As a graduate of the Diploma in Liberal studies I was the first recipient of a Jesuit Worldwide Learning Higher Education at the Margins (JWL) Scholarship. This scholarship enabled me to further my education here in the city of Nairobi in Kenya, Africa.
Receiving the JWL scholarship was very important for my life. First, furthering my education allowed me to be considered for the WISE Learners Voice Fellowship in Qatar as well as the YALI Leadership Program. In addition, I became more confident in my leadership with my organization, SAVIC and I have seen more new partners willing to support my program because they know I am a college graduate. Over the past six years, my work with SAVIC has made a considerable impact on the lives of the refugees, as it has also been a lesson to myself as a refugee. I lead a growing team of thirty energetic refugee workers, where I provide general strategic direction, organizational development, and fundraising. I am also a trainer and youth mentor, and I teach English, peer education, and entrepreneurship in the various SAVIC’s programs. In the past two years, I have been able to raise and manage $100,000 in grants and donations to support our programs, working in close collaboration with UNHCR and local partners. Under my leadership, 3,000 refugees have completed SAVIC’s education programs, and our sexual and reproductive health project has reached more than 8,000 young people in Kakuma.
Without the JWL scholarship, I would not have been able to grow SAVIC to this extent. I would still be able to run my programs in the community, but the innovativeness and technical skill I have now are a product of the JWL scholarship. All the achievements that my organization and I are making are a true legacy of the investment that Jesuit Worldwide Learning (JWL) has put in my education and growth.
I was also recently selected as winner of the “120 Under 40” award in recognition for my leadership role in advancing adolescents’ sexual and reproductive health in the Kakuma refugee camp. Such recognition just reminds that I have a bigger role to play ahead, in empowering displaced people and in contributing to peace and economic stability in Africa.

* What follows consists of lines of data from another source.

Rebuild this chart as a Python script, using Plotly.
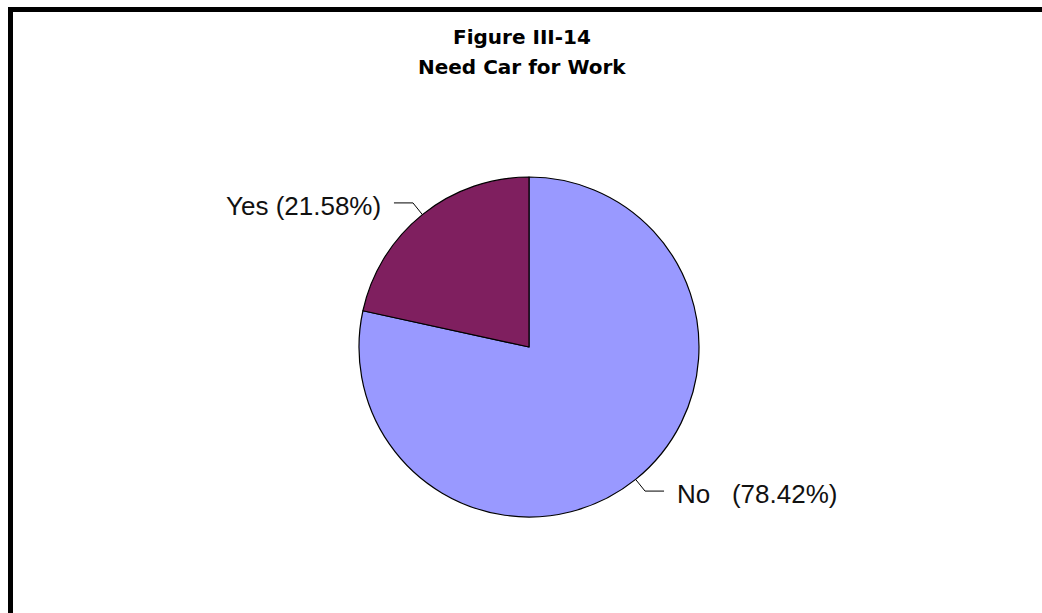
import math
import plotly.graph_objects as go

# Survey answers: does the respondent need a car for work
labels = ["No", "Yes"]
shares = [78.42, 21.58]
slice_colors = ["#9999FF", "#7F1F5F"]
label_texts = ["No\u00a0\u00a0\u00a0(78.42%)", "Yes (21.58%)"]

title_lines = ["Figure III-14", "Need Car for Work"]

W, H = 1042, 613
cx, cy, r = 529, 347, 170  # pie centre and radius in pixels


def px(x):
    return x / W


def py(y):
    return 1 - y / H


fig = go.Figure(
    go.Pie(
        labels=labels,
        values=shares,
        sort=False,
        direction="clockwise",
        rotation=0,
        marker=dict(colors=slice_colors, line=dict(color="black", width=1.2)),
        textinfo="none",
        hoverinfo="label+percent",
        showlegend=False,
        domain=dict(x=[px(cx - r), px(cx + r)], y=[py(cy + r), py(cy - r)]),
    )
)

shapes = []
annotations = []

# leader lines and outside labels, placed from each slice's mid angle
total = sum(shares)
start = 0.0
for val, txt in zip(shares, label_texts):
    frac = val / total
    mid = (start + frac / 2) * 2 * math.pi
    start += frac
    sx, sy = math.sin(mid), -math.cos(mid)
    p0 = (cx + r * sx, cy + r * sy)
    p1 = (cx + (r + 15) * sx, cy + (r + 15) * sy)
    side = 1 if sx >= 0 else -1
    p2 = (p1[0] + side * 19, p1[1])
    for a, b in ((p0, p1), (p1, p2)):
        shapes.append(dict(type="line", xref="paper", yref="paper",
                           x0=px(a[0]), y0=py(a[1]), x1=px(b[0]), y1=py(b[1]),
                           line=dict(color="black", width=1)))
    annotations.append(dict(
        x=px(p2[0] + side * 11), y=py(p2[1] + 3), xref="paper", yref="paper",
        text=txt, showarrow=False,
        xanchor="left" if side > 0 else "right", yanchor="middle",
        font=dict(family="Liberation Sans, Arial, sans-serif", size=26, color="#111111"),
    ))

# two-line bold heading
for i, line in enumerate(title_lines):
    annotations.append(dict(
        x=px(522), y=py(37 + 30 * i), xref="paper", yref="paper",
        text=f"<b>{line}</b>", showarrow=False, xanchor="center", yanchor="middle",
        font=dict(family="DejaVu Sans, sans-serif", size=20, color="black"),
    ))

# heavy frame along the top and left edges
shapes.append(dict(type="rect", xref="paper", yref="paper",
                   x0=px(8), x1=1, y0=py(12), y1=py(7),
                   fillcolor="black", line=dict(width=0)))
shapes.append(dict(type="rect", xref="paper", yref="paper",
                   x0=px(8), x1=px(13), y0=0, y1=py(7),
                   fillcolor="black", line=dict(width=0)))

fig.update_layout(
    width=W, height=H,
    margin=dict(l=0, r=0, t=0, b=0),
    paper_bgcolor="white", plot_bgcolor="white",
    shapes=shapes, annotations=annotations,
)

fig.write_html("out.html")
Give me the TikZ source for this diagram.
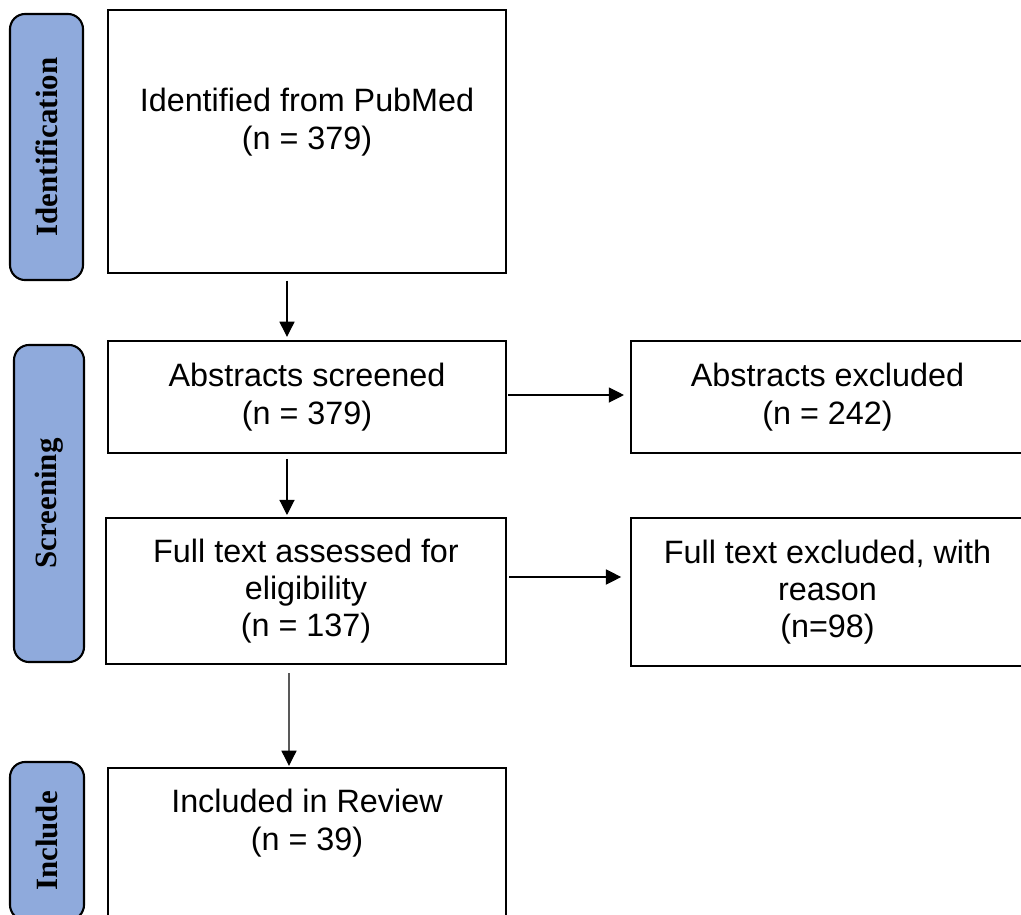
\documentclass[tikz,border=0pt]{standalone}
\usepackage{fontspec}
\setmainfont{Liberation Sans}
\newfontfamily\stagefont{Liberation Serif}
\usetikzlibrary{arrows.meta,positioning}
\definecolor{stageblue}{RGB}{143,170,220}
\tikzset{
  box/.style={draw, line width=1.4pt, minimum width=9.95cm, align=center, font=\fontsize{23}{26.5}\selectfont},
  sidebox/.style={draw, line width=1.4pt, minimum width=9.825cm, align=center, font=\fontsize{23}{26.5}\selectfont},
  boxtext/.style={align=center, inner sep=0pt, font=\fontsize{23}{26.5}\selectfont},
  stage/.style={draw, line width=1.5pt, rounded corners=0.38cm, fill=stageblue, rotate=90, inner sep=0pt, font=\stagefont\bfseries\fontsize{22}{26}\selectfont},
  line/.style={-{Triangle[length=0.38cm, width=0.38cm]}, line width=0.8pt}
}
\begin{document}
\begin{tikzpicture}[x=0.025cm, y=-0.025cm]
  \useasboundingbox (0,0) rectangle (1021,915);

  % phase bars
  \node[stage, minimum width=6.65cm, minimum height=1.825cm] (identbar) at (46.5,147) {Identification};
  \node[stage, minimum width=7.925cm, minimum height=1.75cm] (screenbar) at (49,503.5) {Screening};
  \node[stage, minimum width=3.95cm, minimum height=1.85cm] (inclbar) at (47,841) {Include};

  % boxes
  \node[box, minimum height=6.55cm] (ident) at (307,141.5) {};
  \node[boxtext] (identtxt) at (307,122) {Identified from PubMed\\(n = 379)};
  \node[box, minimum height=2.8cm] (screen) at (307,397) {Abstracts screened\\(n = 379)};
  \node[sidebox, minimum height=2.8cm] (absexcl) at (827.5,397) {Abstracts excluded\\(n = 242)};
  \node[box, minimum width=10cm, minimum height=3.65cm] (fulltext) at (306,591) {Full text assessed for\\eligibility\\(n = 137)};
  \node[sidebox, minimum height=3.7cm] (fullexcl) at (827.5,592) {Full text excluded, with\\reason\\(n=98)};
  \node[box, minimum height=5.8cm] (incl) at (307,884) {};
  \node[boxtext] (incltxt) at (307,823) {Included in Review\\(n = 39)};

  \draw[line] ([xshift=-0.5cm, yshift=-0.18cm]ident.south) -- ([xshift=-0.5cm, yshift=0.08cm]screen.north);
  \draw[line] ([xshift=0.03cm, yshift=0.05cm]screen.east) -- ([xshift=-0.15cm, yshift=0.05cm]absexcl.west);
  \draw[line] ([xshift=-0.5cm, yshift=-0.12cm]screen.south) -- ([xshift=-0.475cm, yshift=0.05cm]fulltext.north);
  \draw[line] ([xshift=0.05cm, yshift=0.35cm]fulltext.east) -- ([xshift=-0.22cm, yshift=0.375cm]fullexcl.west);
  \draw[line] ([xshift=-0.425cm, yshift=-0.2cm]fulltext.south) -- ([xshift=-0.45cm, yshift=0.03cm]incl.north);
\end{tikzpicture}
\end{document}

This is a dream that JWL has helped me achieve. The degree has offered the best opportunity for me to combine economics-centered approaches to policy, management of public affairs, and development. With my six years of experience in community-driven development in a refugee camp, I will utilize my skills from my JWL education to introduce more innovative projects in the SAVIC that promote education, health care, and livelihood development among displaced people, here in Kakuma and beyond. I would like to continue to use the knowledge, skills and experience I have gained from being in JWL and the scholarship I earned to grow my role as an agent for social change, because I am more confident that I have the necessary analytical and practical problem-solving skills that can help me excel as a development practitioner and activist. My hope is to continue with my education even further to pursue graduate studies to gain more expertise and skills that can help advance the work I have already started with fellow refugees here in Kakuma.
I feel very lucky to have received the scholarship to complete my undergraduate studies for the Bachelor of Economics at the Catholic University of Eastern Africa hoping to graduate in May 2017. I would wish to thank JWL for all the support offered to me personally and for affecting the lives of many refugees through my leadership. I will certainly continue my role as a leader, making change through programs that improve the conditions of lives of refugees, and I will always owe JWL for any success I make in my future role as a social change agent. Thank you!